## [EXERCISE AIM]
Drop the images; return everything else in the listing below exactly.

## start

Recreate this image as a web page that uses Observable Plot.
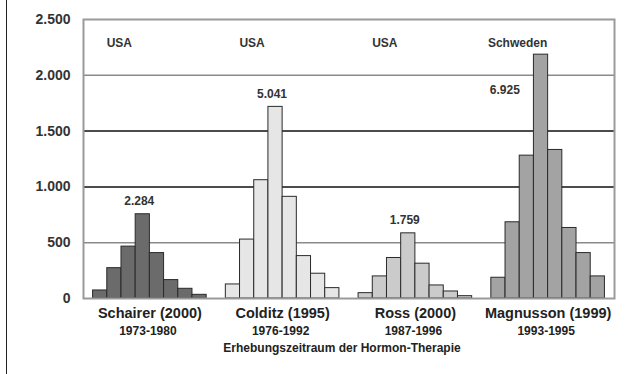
<!DOCTYPE html>
<html>
<head>
<meta charset="utf-8">
<script src="https://cdn.jsdelivr.net/npm/d3@7"></script>
<script src="https://cdn.jsdelivr.net/npm/@observablehq/plot@0.6"></script>
<style>
  html, body { margin: 0; padding: 0; background: #fff; }
  #wrap { position: relative; width: 633px; height: 374px; }
  #edge { position: absolute; left: 6px; top: 0; width: 0; height: 374px; border-left: 1.5px solid #222; }
  svg { display: block; }
</style>
</head>
<body>
<div id="wrap"><div id="edge"></div></div>
<script>
const studies = ["Schairer (2000)", "Colditz (1995)", "Ross (2000)", "Magnusson (1999)"];
const periods = ["1973-1980", "1976-1992", "1987-1996", "1993-1995"];
const countries = ["USA", "USA", "USA", "Schweden"];
const totals = ["2.284", "5.041", "1.759", "6.925"];
const schairer = [72, 272, 465, 755, 407, 165, 87, 33];
const colditz = [126, 528, 1060, 1717, 911, 380, 222, 93];
const ross = [48, 198, 363, 584, 312, 117, 63, 21];
const magnusson = [186, 683, 1280, 2185, 1331, 632, 407, 198];
const fills = ["#6b6b6b", "#e6e6e6", "#cbcbcb", "#a3a3a3"];
const yTicks = [0, 500, 1000, 1500, 2000, 2500];
const axisTitle = "Erhebungszeitraum der Hormon-Therapie";

const series = [schairer, colditz, ross, magnusson];
const GW = 9.35;   // group width in bar units
const OFF = 0.675; // padding before first bar in a group

const bars = series.flatMap((vals, g) => vals.map((v, i) => ({
  g, v, x1: g * GW + OFF + i, x2: g * GW + OFF + i + 1, fill: fills[g]
})));

const groups = studies.map((s, g) => {
  const vals = series[g];
  const peak = vals.indexOf(d3.max(vals));
  const last = g === 3;
  return {
    study: s, period: periods[g], country: countries[g], total: totals[g],
    center: g * GW + GW / 2,
    countryX: g * GW + OFF + 1.85,
    totalX: last ? g * GW + OFF + 0.95 : g * GW + OFF + peak + 0.25,
    totalY: last ? vals[peak] - 432 : vals[peak]
  };
});

const fmt = d => d3.format(",")(d).replace(/,/g, ".");
const font = "Liberation Sans, Arial, sans-serif";

const chart = Plot.plot({
  width: 633,
  height: 374,
  marginLeft: 83,
  marginRight: 19,
  marginTop: 19,
  marginBottom: 76,
  style: { fontFamily: font, background: "#fff" },
  x: { domain: [0, 4 * GW], axis: null },
  y: { domain: [0, 2500], axis: null },
  marks: [
    Plot.ruleY(yTicks.filter(t => t > 0 && t < 2500), {
      stroke: d => (d === 1500 || d === 1000) ? "#111" : "#8a8a8a",
      strokeWidth: 1.5
    }),
    Plot.rectY(bars, {
      x1: "x1", x2: "x2", y: "v", fill: "fill", stroke: "#2a2a2a", strokeWidth: 1
    }),
    Plot.frame({ stroke: "#9a9a9a", strokeWidth: 2 }),
    Plot.text(yTicks, {
      x: 0, y: d => d, text: fmt, textAnchor: "end", dx: -13,
      fontSize: 14, fontWeight: "bold", fill: "#333"
    }),
    Plot.text(groups, {
      x: "countryX", frameAnchor: "top", dy: 19, text: "country",
      fontSize: 12, fontWeight: "bold", fill: "#333"
    }),
    Plot.text(groups, {
      x: "totalX", y: "totalY", dy: -13, text: "total",
      fontSize: 12, fontWeight: "bold", fill: "#333"
    }),
    Plot.text(groups, {
      x: "center", frameAnchor: "bottom", dy: 19, text: "study",
      fontSize: 14.5, fontWeight: "bold", fill: "#222"
    }),
    Plot.text(groups, {
      x: "center", frameAnchor: "bottom", dy: 36, dx: -2, text: "period",
      fontSize: 12, fontWeight: "bold", fill: "#222"
    }),
    Plot.text([axisTitle], {
      x: 2 * GW, frameAnchor: "bottom", dy: 53, dx: -7, text: d => d,
      fontSize: 12, fontWeight: "bold", fill: "#222"
    })
  ]
});
document.getElementById("wrap").appendChild(chart);
</script>
</body>
</html>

## end

## [RESPONSE]
Recreate this image as a web page that uses Observable Plot.
<!DOCTYPE html>
<html>
<head>
<meta charset="utf-8">
<script src="https://cdn.jsdelivr.net/npm/d3@7"></script>
<script src="https://cdn.jsdelivr.net/npm/@observablehq/plot@0.6"></script>
<style>
  html, body { margin: 0; padding: 0; background: #fff; }
  #wrap { position: relative; width: 633px; height: 374px; }
  #edge { position: absolute; left: 6px; top: 0; width: 0; height: 374px; border-left: 1.5px solid #222; }
  svg { display: block; }
</style>
</head>
<body>
<div id="wrap"><div id="edge"></div></div>
<script>
const studies = ["Schairer (2000)", "Colditz (1995)", "Ross (2000)", "Magnusson (1999)"];
const periods = ["1973-1980", "1976-1992", "1987-1996", "1993-1995"];
const countries = ["USA", "USA", "USA", "Schweden"];
const totals = ["2.284", "5.041", "1.759", "6.925"];
const schairer = [72, 272, 465, 755, 407, 165, 87, 33];
const colditz = [126, 528, 1060, 1717, 911, 380, 222, 93];
const ross = [48, 198, 363, 584, 312, 117, 63, 21];
const magnusson = [186, 683, 1280, 2185, 1331, 632, 407, 198];
const fills = ["#6b6b6b", "#e6e6e6", "#cbcbcb", "#a3a3a3"];
const yTicks = [0, 500, 1000, 1500, 2000, 2500];
const axisTitle = "Erhebungszeitraum der Hormon-Therapie";

const series = [schairer, colditz, ross, magnusson];
const GW = 9.35;   // group width in bar units
const OFF = 0.675; // padding before first bar in a group

const bars = series.flatMap((vals, g) => vals.map((v, i) => ({
  g, v, x1: g * GW + OFF + i, x2: g * GW + OFF + i + 1, fill: fills[g]
})));

const groups = studies.map((s, g) => {
  const vals = series[g];
  const peak = vals.indexOf(d3.max(vals));
  const last = g === 3;
  return {
    study: s, period: periods[g], country: countries[g], total: totals[g],
    center: g * GW + GW / 2,
    countryX: g * GW + OFF + 1.85,
    totalX: last ? g * GW + OFF + 0.95 : g * GW + OFF + peak + 0.25,
    totalY: last ? vals[peak] - 432 : vals[peak]
  };
});

const fmt = d => d3.format(",")(d).replace(/,/g, ".");
const font = "Liberation Sans, Arial, sans-serif";

const chart = Plot.plot({
  width: 633,
  height: 374,
  marginLeft: 83,
  marginRight: 19,
  marginTop: 19,
  marginBottom: 76,
  style: { fontFamily: font, background: "#fff" },
  x: { domain: [0, 4 * GW], axis: null },
  y: { domain: [0, 2500], axis: null },
  marks: [
    Plot.ruleY(yTicks.filter(t => t > 0 && t < 2500), {
      stroke: d => (d === 1500 || d === 1000) ? "#111" : "#8a8a8a",
      strokeWidth: 1.5
    }),
    Plot.rectY(bars, {
      x1: "x1", x2: "x2", y: "v", fill: "fill", stroke: "#2a2a2a", strokeWidth: 1
    }),
    Plot.frame({ stroke: "#9a9a9a", strokeWidth: 2 }),
    Plot.text(yTicks, {
      x: 0, y: d => d, text: fmt, textAnchor: "end", dx: -13,
      fontSize: 14, fontWeight: "bold", fill: "#333"
    }),
    Plot.text(groups, {
      x: "countryX", frameAnchor: "top", dy: 19, text: "country",
      fontSize: 12, fontWeight: "bold", fill: "#333"
    }),
    Plot.text(groups, {
      x: "totalX", y: "totalY", dy: -13, text: "total",
      fontSize: 12, fontWeight: "bold", fill: "#333"
    }),
    Plot.text(groups, {
      x: "center", frameAnchor: "bottom", dy: 19, text: "study",
      fontSize: 14.5, fontWeight: "bold", fill: "#222"
    }),
    Plot.text(groups, {
      x: "center", frameAnchor: "bottom", dy: 36, dx: -2, text: "period",
      fontSize: 12, fontWeight: "bold", fill: "#222"
    }),
    Plot.text([axisTitle], {
      x: 2 * GW, frameAnchor: "bottom", dy: 53, dx: -7, text: d => d,
      fontSize: 12, fontWeight: "bold", fill: "#222"
    })
  ]
});
document.getElementById("wrap").appendChild(chart);
</script>
</body>
</html>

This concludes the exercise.